The rise and fall of one of India’s iconic journalists, Tarun Tejpal
Casualties are mounting at Tehelka magazine as, one after the other, editors are resigning. And as things stand today, observers say: “Tehelka’s demise was overdue.”
Given the iconic status it attained, largely because of its founder editor Tarun Tejpal, the publication had to fall prey, the moment the man behind it lost credibility. Sadly it happened, they say, not because he ceased to be a good journalist, but for the fact that he ceased to stay put on the pedestal we placed him!
So what’s Tehelka’s fate now?
Anadish Pal, scientist
“Tehelka could now only be resurrected by the will of some political masters, as no businessman is going to touch it after Tejpal sinks, for sink it surely will. Tejpal is not facing political cases of sedition for having delved into classified secrets; this time, it’s his personal misconduct, something to which he has already confessed to.
Tarun was a sophisticate and had a certain stature. But then, from Charlie Chaplin to Roman Polanski, there are misdeeds the famous perform, which dent their reputation and creativity. Even masters of the craft are not immune from calumny. Not to forget, even Van Gogh was driven to suicide partly under stress of his repeatedly troubling brush with streetwalkers and bordello women.
Tejpal has, all along his career, shown panache and talent, but not genius. He was rated high on innovation and push, which went to his head. He surely didn’t need Robert De Niro to embellish his Goa Thinkfest. In fact, Tejpal was a bigger icon, only if he had conviction in his capabilities (rather than ego). He lacked the raptness of a real great.
Tehelka was indeed a window, which tried to break new, untrodden ground. But it lacked political philosophy. It was fashionable and avant garde, but never moved beyond it. This holier-than-thou approach (of Tejpal and Tehelka), while scrutinising public life and society, could be the fate of any upcoming politician or a journalist, because moral posturing by either smacks of a kind of smug arrogance, which mostly stems from philosophical immaturity.
Tejpal knew he was vulnerable, but lately got into a sense of security with his new-found commercial success as a brand. It entirely was his personal lapse; call it his male menopause or his desperation as a failing Casanova. He must have been playing such games with women throughout his life, but then, he was not that powerful to be able to suppress his wrong doings.”
Jaishree Misra, author
“A successful brand isn’t necessarily inextricably tied to a person but, in the case of Tehelka, this is probably not true. Tehelka and Tarun Tejpal are so tightly enmeshed that, despite the high quality of journalists the magazine employs, the brand is likely to slowly sink and disappear without the man.

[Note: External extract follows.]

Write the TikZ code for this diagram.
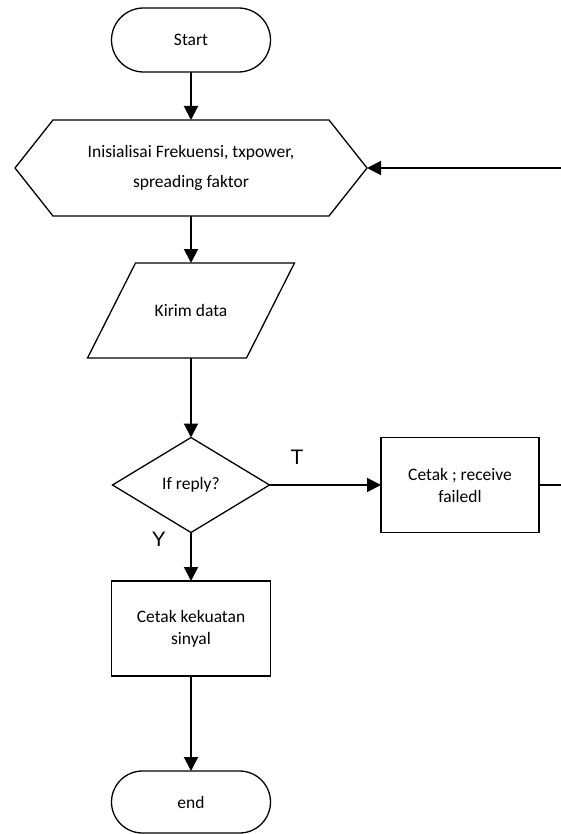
\documentclass[tikz,border=0pt]{standalone}
\usepackage{fontspec}
\setmainfont{Carlito}
\newfontfamily\labelfont{Liberation Sans}
\usetikzlibrary{shapes.misc,shapes.geometric,arrows.meta,calc}
\begin{document}
\begin{tikzpicture}[x=1pt,y=-1pt,
  outline/.style={draw=black,line width=1.3pt,line join=miter},
  plain/.style={inner sep=0pt,outer sep=0pt,align=center,font=\fontsize{17.5}{22}\selectfont},
  conn/.style={line width=2pt,-{Triangle[length=14pt,width=14pt]}},
  lbl/.style={font=\labelfont\fontsize{21}{24}\selectfont,inner sep=0pt}]
\useasboundingbox (0,0) rectangle (561,834);
\clip (0,0) rectangle (561,834);
% nodes
\node[plain,outline,rounded rectangle,minimum width=159pt,minimum height=64pt] (start) at (191,40) {Start};
\node[plain,minimum width=352pt,minimum height=96pt] (hex) at (191,168) {Inisialisai Frekuensi, txpower,\\[8pt]spreading faktor};
\draw[outline] (hex.west) -- ($(hex.north west)+(38,0)$) -- ($(hex.north east)+(-38,0)$) -- (hex.east) -- ($(hex.south east)+(-38,0)$) -- ($(hex.south west)+(38,0)$) -- cycle;
\node[plain,minimum width=207pt,minimum height=95pt] (kirim) at (191,310.5) {Kirim data};
\draw[outline] ($(kirim.north west)+(48,0)$) -- (kirim.north east) -- ($(kirim.south east)+(-48,0)$) -- (kirim.south west) -- cycle;
\node[plain,outline,diamond,minimum width=157pt,minimum height=95pt] (dec) at (191,485) {If reply?};
\node[plain,outline,rectangle,minimum width=158pt,minimum height=95pt] (fail) at (460,485) {Cetak ; receive\\failedl};
\node[plain,outline,rectangle,minimum width=159pt,minimum height=95pt] (sinyal) at (191,628.5) {Cetak kekuatan\\sinyal};
\node[plain,outline,rounded rectangle,minimum width=159pt,minimum height=62pt] (end) at (191,802) {end};
% labels
\node[lbl] (tlab) at (297,457) {T};
\node[lbl] (ylab) at (159,539) {Y};
% connectors
\draw[conn] (start.south) -- (hex.north);
\draw[conn] (hex.south) -- (kirim.north);
\draw[conn] (kirim.south) -- (dec.north);
\draw[conn] (dec.east) -- (fail.west);
\draw[conn] (dec.south) -- (sinyal.north);
\draw[conn] (sinyal.south) -- (end.north);
\draw[conn] (fail.east) -- ++(40,0) |- (hex.east);
\end{tikzpicture}
\end{document}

I recall feeling a sense of thrill when they did their exposé on the Bharatiya Janata Party and army kickbacks but, having trained in the UK as a journalist and having worked in the British Broadcasting Corporation, where a very strict code of professional conduct exists, I must say I was discomfited by some of the sting methods employed. There would have been many questions asked, had they been operating somewhere like the UK, but here in India, they became heroes.
I think India has many very good investigative journalists employed by different publications, so I didn’t see Tehelka as doing anything extraordinary. Certainly, Tejpal would have made enemies in the course of his work and, yes, there is definitely an air of Schadenfreude in the air, people seeming to enjoy the fall of a seemingly unassailable icon. But, if the allegations are true, then Tejpal deserves the punishment for being a predatory boss.”
Binoo John, senior journalist (excerpts from his blog on binoojohn.wordpress.com)
“He (Tejpal) is a case of life imitating his own fiction. He has become one of the characters he created and so he foresaw his own destiny.
The decline of Tejpal as a human being coincided with the decline of Tehelka into a slightly shady venture …. He and his sister stopped at nothing to get money out of corporates. Tehelka plummeted the depths just as it had climbed the heights of glory and made us all proud ….
No man in India achieved all that Tejpal did. He took on governments with a panache only he could summon, he wrote the best Indian fiction, though the establishment and readers ignored it, he created the best Indian magazine and now it’s gone. He wrote the best essays in the history of modern Indian journalism and if you read all of them, you will be astonished as to how a man embraced all what he hated and criticised ….
When I see him on TV being taken away, one part of me will die. For many others, there will be reason for gloating because he stamped on them and destroyed them. For the many women colleagues and friends I know he tried his tricks with, it will be justice ….
I am utterly broken. I knew early this year that his end was near. If you hit a bank once, you don’t stop with that. You always want a second hit. It is the same with assaults and one-night stands….
….as he climbed step after step, he lost interest in journalistic work. His mind was elsewhere. Like all great men, he lived in the future, but like all fallen men, he could not see his own life and character being chipped away at by the flesh-eating bacilli of ambition, greed and ruthlessness.
— Nilima Pathak is a journalist based in New Delhi.